MS: Oh, my goodness. [sighs.]

LR: So, I have her quilt. I have her doll, and now, I've found her grave. [her voice quivers.] That experience has moved me away from the practical side of quilting into genealogy.

MS: But still, what a wonderful story. Oh. That was meant for you at that time.

LR: When I returned from Hillsboro, I could barely wait to see Mother and tell her about my discovery. Mother lives in an assisted care facility. She was headed to the dining room for supper. 'Mother, you've got to wait. You'll never guess where I've been this weekend. I've been to a cemetery in Highland County, and I found Elvira's grave.' Tears started tricking down Mother's cheeks. [One of the few times I'd seen her weep.] 'Oh.' she said, 'How I wish Mother knew this.' I told her, 'I think she knows.' Mother could not believe I had traveled 450 miles [three states away.] and found Elvira's grave. So little was known about her [inaudible.].

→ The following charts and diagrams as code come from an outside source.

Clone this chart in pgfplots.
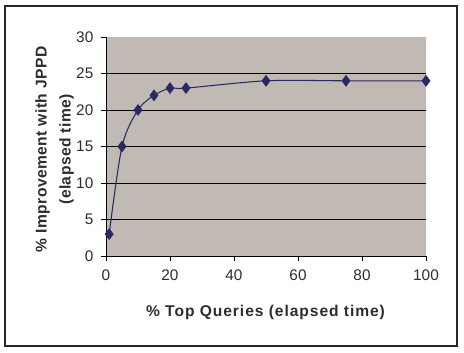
\documentclass[border=0pt]{standalone}
\usepackage{fontspec}
\setmainfont{Liberation Sans}
\usepackage{pgfplots}
\pgfplotsset{compat=1.18}
\definecolor{plotbg}{RGB}{193,186,180}
\definecolor{navy}{RGB}{40,42,100}
\definecolor{ticktxt}{RGB}{45,45,45}
\begin{document}
\begin{tikzpicture}
\useasboundingbox (0,0) rectangle (348pt,264.75pt);
\fill[white] (0,0) rectangle (348pt,264.75pt);
\draw[line width=0.8pt, black!85] (3.75pt,5.25pt) rectangle (342.75pt,260.25pt);
\begin{axis}[
  at={(79.5pt,72.75pt)}, anchor=south west,
  scale only axis, width=240pt, height=164.25pt,
  xmin=0, xmax=100, ymin=0, ymax=30,
  xtick={0,20,...,100}, ytick={0,5,...,25},
  extra y ticks={30}, extra y tick style={grid=none},
  axis background/.style={fill=plotbg},
  axis x line*=bottom, axis y line*=left,
  axis line style={-, black, line width=0.6pt},
  ymajorgrids, grid style={black, line width=0.5pt},
  tick style={black, line width=0.6pt},
  tick align=outside, major tick length=4pt,
  /pgf/number format/assume math mode=true,
  ticklabel style={font=\fontsize{11.5}{13}\selectfont, text=ticktxt},
  xticklabel style={yshift=-3pt},
  yticklabel style={xshift=-2pt},
  xlabel={\textbf{\% Top Queries (elapsed time)}},
  ylabel={\shortstack{\textbf{\% Improvement with JPPD}\\[4pt]\textbf{(elapsed time)}}},
  xlabel style={font=\fontsize{11.7}{14}\selectfont\addfontfeatures{LetterSpace=6}, text=ticktxt, yshift=-11pt},
  ylabel style={font=\fontsize{11.7}{14}\selectfont\addfontfeatures{LetterSpace=3}, text=ticktxt, yshift=-13pt, xshift=-2pt},
  clip=false,
]
\addplot[navy, line width=0.8pt, smooth, tension=0.5, mark=diamond*, mark size=3.8pt, mark options={fill=navy, draw=navy}]
  coordinates {(1,3) (5,15) (10,20) (15,22) (20,23) (25,23) (50,24) (75,24) (100,24)};
\end{axis}
\end{tikzpicture}
\end{document}
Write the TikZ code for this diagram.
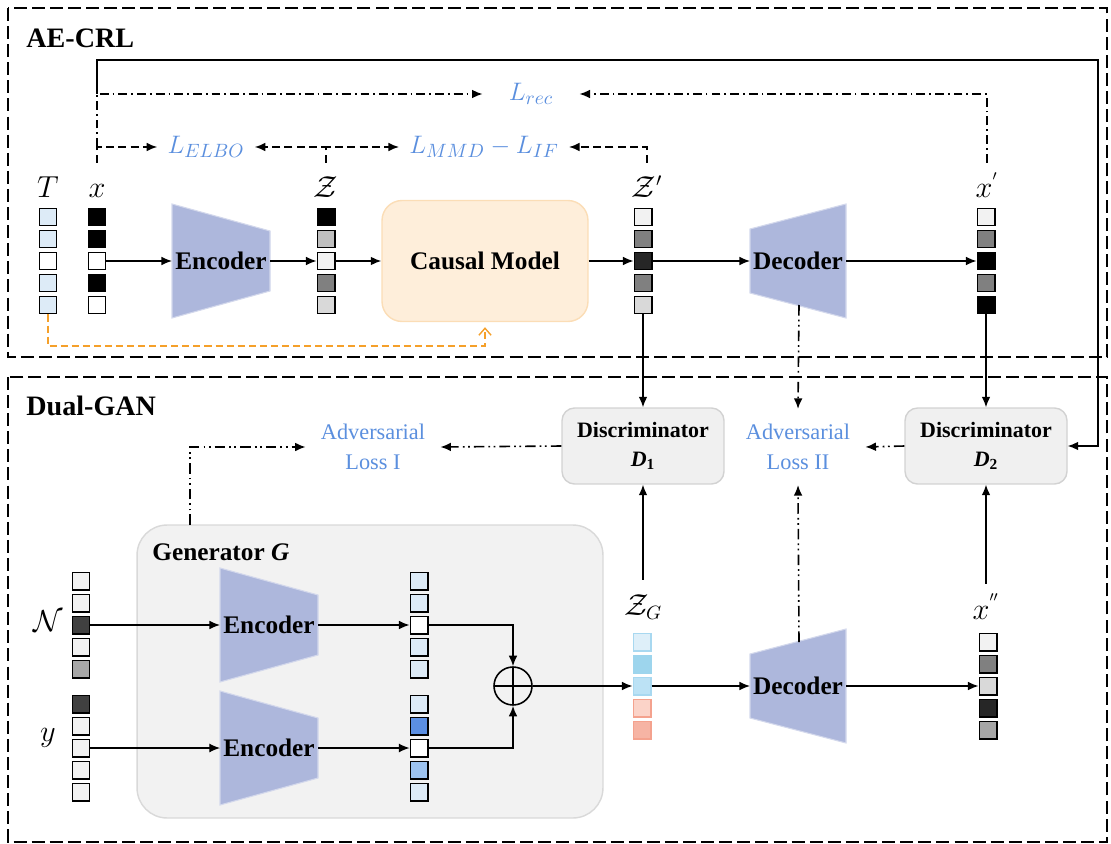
\documentclass[tikz,border=0pt]{standalone}
\usepackage{fontspec}
\setmainfont{Liberation Serif}
\usepackage{amsmath,amssymb}
\usepackage{tikz}
\usetikzlibrary{arrows.meta}
\definecolor{lblue}{HTML}{DDEBF7}
\definecolor{g1}{HTML}{F2F2F2}
\definecolor{g2}{HTML}{BFBFBF}
\definecolor{g3}{HTML}{808080}
\definecolor{g4}{HTML}{D9D9D9}
\definecolor{g5}{HTML}{262626}
\definecolor{g6}{HTML}{A6A6A6}
\definecolor{g7}{HTML}{404040}
\definecolor{dblue}{HTML}{5B8FE3}
\definecolor{mblue}{HTML}{9DC3F0}
\definecolor{zg1}{HTML}{DEEFF9}
\definecolor{zg2}{HTML}{9DD5ED}
\definecolor{zg3}{HTML}{BCE2F5}
\definecolor{zg4}{HTML}{FBD3C8}
\definecolor{zg5}{HTML}{F6B4A4}
\definecolor{zgb}{HTML}{A8D8F0}
\definecolor{zgr}{HTML}{F4A28E}
\definecolor{encblue}{HTML}{ADB7DC}
\definecolor{encedge}{HTML}{D3D8EC}
\definecolor{cmfill}{HTML}{FEEEDA}
\definecolor{cmedge}{HTML}{FBDDB6}
\definecolor{boxfill}{HTML}{F0F0F0}
\definecolor{boxedge}{HTML}{D2D2D2}
\definecolor{losscol}{HTML}{5B8FDE}
\definecolor{orng}{HTML}{F5A02A}
\newcommand{\veccol}[8]{%
  \node[cell,#4] (#1-1) at (#2,#3-44) {};
  \node[cell,#5] (#1-2) at (#2,#3-22) {};
  \node[cell,#6] (#1-3) at (#2,#3) {};
  \node[cell,#7] (#1-4) at (#2,#3+22) {};
  \node[cell,#8] (#1-5) at (#2,#3+44) {};
}
\newcommand{\encblock}[3]{%
  \draw[trap] (#2,#3-57) -- (#2+98,#3-30) -- (#2+98,#3+30) -- (#2,#3+57) -- cycle;
  \node[blockfont] (#1) at (#2+49,#3) {Encoder};
  \coordinate (#1-in) at (#2,#3);
  \coordinate (#1-out) at (#2+98,#3);
}
\newcommand{\decblock}[3]{%
  \draw[trap] (#2,#3-32) -- (#2+96,#3-57) -- (#2+96,#3+57) -- (#2,#3+32) -- cycle;
  \node[blockfont] (#1) at (#2+48,#3) {Decoder};
  \coordinate (#1-in) at (#2,#3);
  \coordinate (#1-out) at (#2+96,#3);
  \coordinate (#1-top) at (#2+49,#3-44);
  \coordinate (#1-bot) at (#2+49,#3+44);
}
\tikzstyle{cell} = [draw, line width=0.85pt, minimum size=0.35cm, inner sep=0pt]
\tikzstyle{flow} = [-{Latex[length=6pt,width=5pt]}, line width=0.9pt]
\tikzstyle{lossdash} = [flow, dash pattern=on 4.5pt off 2.5pt]
\tikzstyle{lossdd} = [flow, dash pattern=on 5pt off 2.3pt on 1pt off 2.3pt]
\tikzstyle{advdd} = [flow, dash pattern=on 6pt off 2.3pt on 1pt off 2pt on 1pt off 2.3pt]
\tikzstyle{region} = [line width=1.1pt, dash pattern=on 7.4pt off 2.9pt]
\tikzstyle{orngdash} = [draw=orng, line width=0.8pt, dash pattern=on 4pt off 2.3pt, -{Straight Barb[length=4pt,width=7pt]}]
\tikzstyle{trap} = [fill=encblue, draw=encedge, line width=0.6pt]
\tikzstyle{blockfont} = [font=\fontsize{14.4}{17}\selectfont\bfseries]
\tikzstyle{title} = [font=\fontsize{16}{19}\selectfont\bfseries, inner sep=0pt]
\tikzstyle{causal} = [fill=cmfill, draw=cmedge, line width=0.8pt, rounded corners=0.4cm, minimum width=4.12cm, minimum height=2.42cm, blockfont]
\tikzstyle{discbox} = [fill=boxfill, draw=boxedge, line width=0.8pt, rounded corners=0.25cm, minimum width=3.24cm, minimum height=1.52cm, align=center, font=\fontsize{12.5}{16}\selectfont\bfseries]
\tikzstyle{genbox} = [fill=g1, draw=g4, line width=0.8pt, rounded corners=0.6cm, minimum width=9.32cm, minimum height=5.86cm]
\tikzstyle{advtext} = [text=losscol, align=center, inner sep=0.3cm, font=\fontsize{12.7}{17}\selectfont]
\tikzstyle{losstext} = [text=losscol, inner ysep=0.1cm, inner xsep=0.2cm, font=\fontsize{15}{17}\selectfont]
\tikzstyle{veclabel} = [anchor=base, font=\fontsize{16}{18}\selectfont, text height=10pt, text depth=2pt, inner xsep=2pt, inner ysep=10pt]
\tikzstyle{sidelabel} = [font=\fontsize{17}{19}\selectfont]
\tikzstyle{oplus} = [circle, draw, minimum size=0.76cm, inner sep=0pt, line width=0.9pt,
  path picture={\draw[line width=0.9pt] (path picture bounding box.north) -- (path picture bounding box.south) (path picture bounding box.west) -- (path picture bounding box.east);}]

\begin{document}
\begin{tikzpicture}[x=0.02cm, y=-0.02cm]
\useasboundingbox (0,0) rectangle (1111,844);
\draw[region] (8,8) rectangle (1107,357);
\draw[region] (8,377) rectangle (1107,842);
\node[title, anchor=west] (aecrl) at (26,38) {AE-CRL};
\node[title, anchor=west] (dualgan) at (26,406) {Dual-GAN};

% AE-CRL
\veccol{T}{48}{261}{fill=lblue}{fill=lblue}{fill=white}{fill=lblue}{fill=lblue}
\veccol{x}{97}{261}{fill=black}{fill=black}{fill=white}{fill=black}{fill=white}
\encblock{enc1}{172}{261}
\veccol{z}{326}{261}{fill=black}{fill=g2}{fill=g1}{fill=g3}{fill=g4}
\node[causal] (cm) at (485,261) {Causal Model};
\veccol{zp}{643}{261}{fill=g1}{fill=g3}{fill=g5}{fill=g3}{fill=g4}
\decblock{dec1}{750}{261}
\veccol{xp}{986}{261}{fill=g1}{fill=g3}{fill=black}{fill=g3}{fill=black}
\node[veclabel] (lT) at (48,198) {$T$};
\node[veclabel] (lx) at (97,198) {$x$};
\node[veclabel] (lz) at (326,198) {$\mathcal{Z}$};
\node[veclabel] (lzp) at (647,198) {$\mathcal{Z}'$};
\node[veclabel] (lxp) at (987,198) {$x^{'}$};
\node[losstext] (elbo) at (206,147) {$L_{ELBO}$};
\node[losstext] (mmd) at (484,147) {$L_{MMD}-L_{IF}$};
\node[losstext, inner xsep=0.52cm] (rec) at (531,94) {$L_{rec}$};
\coordinate (xtap) at (97,147);
\coordinate (ctop) at (1098,60);

\draw[flow] (x-3) -- (enc1-in);
\draw[flow] (enc1-out) -- (z-3);
\draw[flow] (z-3) -- (cm);
\draw[flow] (cm) -- (zp-3);
\draw[flow] (zp-3) -- (dec1-in);
\draw[flow] (dec1-out) -- (xp-3);
\draw[lossdash] (lx.north) |- (elbo.west);
\draw[lossdash] (lz.north) |- (elbo.east);
\draw[lossdash] (lz.north) |- (mmd.west);
\draw[lossdash] (lzp.north) |- (mmd.east);
\draw[lossdd] (xtap) |- (rec.west);
\draw[lossdd] (lxp.north) |- (rec.east);
\draw[orngdash] (T-5.south) |- ([yshift=-0.48cm]cm.south) -- ([yshift=-0.1cm]cm.south);

% Dual-GAN
\node[discbox] (d1) at (643,446) {Discriminator\\\textit{D}$_{\mathbf{1}}$};
\node[discbox] (d2) at (986,446) {Discriminator\\\textit{D}$_{\mathbf{2}}$};
\node[advtext] (adv1) at (373,447) {Adversarial\\Loss I};
\node[advtext] (adv2) at (798,447) {Adversarial\\Loss II};
\node[genbox] (gen) at (370,671.5) {};
\node[blockfont, anchor=west, inner sep=0pt] (gtitle) at (152,552) {Generator \textit{G}};
\coordinate (gtap) at (190,525);
\veccol{n}{81}{625}{fill=g1}{fill=g1}{fill=g7}{fill=g1}{fill=g6}
\veccol{y}{81}{748}{fill=g7}{fill=g1}{fill=g1}{fill=g1}{fill=g1}
\node[sidelabel] (ln) at (48,621) {$\mathcal{N}$};
\node[sidelabel] (ly) at (48,738) {$y$};
\encblock{genc1}{220}{625}
\encblock{genc2}{220}{748}
\veccol{g1}{419}{625}{fill=lblue}{fill=lblue}{fill=white}{fill=lblue}{fill=lblue}
\veccol{g2}{419}{748}{fill=lblue}{fill=dblue}{fill=white}{fill=mblue}{fill=lblue}
\node[oplus] (plus) at (513,686) {};
\veccol{zg}{642}{686}{fill=zg1, draw=zgb}{fill=zg2, draw=zg2}{fill=zg3, draw=zgb}{fill=zg4, draw=zgr}{fill=zg5, draw=zgr}
\decblock{dec2}{750}{686}
\veccol{xpp}{988}{686}{fill=g1}{fill=g3}{fill=g4}{fill=g5}{fill=g6}
\node[veclabel] (lzg) at (643,615) {$\mathcal{Z}_G$};
\node[veclabel] (lxpp) at (986,619) {$x^{''}$};

\draw[flow] (xtap |- rec.west) |- (ctop) |- (d2.east);
\draw[flow] (n-3) -- (genc1-in);
\draw[flow, line width=0.6pt] (y-3) -- (genc2-in);
\draw[flow] (genc1-out) -- (g1-3);
\draw[flow, line width=0.6pt] (genc2-out) -- (g2-3);
\draw[flow] (g1-3.east) -| (plus.north);
\draw[flow] (g2-3.east) -| (plus.south);
\draw[flow] (plus) -- (zg-3);
\draw[flow] (zg-3) -- (dec2-in);
\draw[flow] (dec2-out) -- (xpp-3);
\draw[flow] (zp-5) -- (d1);
\draw[flow] (xp-5) -- (d2);
\draw[flow] (lzg.north) -- (d1.south);
\draw[flow] (lxpp.north) -- (d2.south);
\draw[advdd] (gtap) |- (adv1.west);
\draw[advdd] (d1.west) -- (adv1.east);
\draw[advdd] (d2.west) -- (adv2.east);
\draw[advdd] (dec1-bot) -- (adv2.north);
\draw[advdd] (dec2-top) -- (adv2.south);
\end{tikzpicture}
\end{document}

MS: [whispers.] Great. I'm so excited. Now, tell me more about this quilt. Do you only bring it out on special occasions or do you display it in your home in a certain way or--

LR: Mother kept it stored in a box under my dad's bed. After she gave it to me, I kept it stored away for awhile. But when I started on my thesis [quilting.], I hung Elvira's quilt on the bedroom wall next to my bed--most of two years. Had Mother known she probably would have had a fit, as she kept it carefully stored away? It was a daily inspiration to me. Each night I went to sleep thinking about the quilt and Elvira. My thesis was finished when I found Elvira's grave. If not for the research and discipline connected with that project, I could not have pursued genealogy, like I have.

MS: Wonderful. [softly.] And you mentioned that this quilt was probably going to go to--

LR: It will go to my older daughter, Susan.

MS: Yes.

LR: Traditionally the quilt has been handed down to the oldest daughter in the family. Mother is an only daughter and I'm lucky to be the eldest of three. The quilt will go to my older daughter, Susan, then to her only daughter, Elizabeth. As the quilt is handed down, I hope to pass on Elvira's family genealogy that I'm discovering. Mother and I have not talked about what would happen if there are no daughters to pass the quilt on to. I guess we'll let future generations decide that.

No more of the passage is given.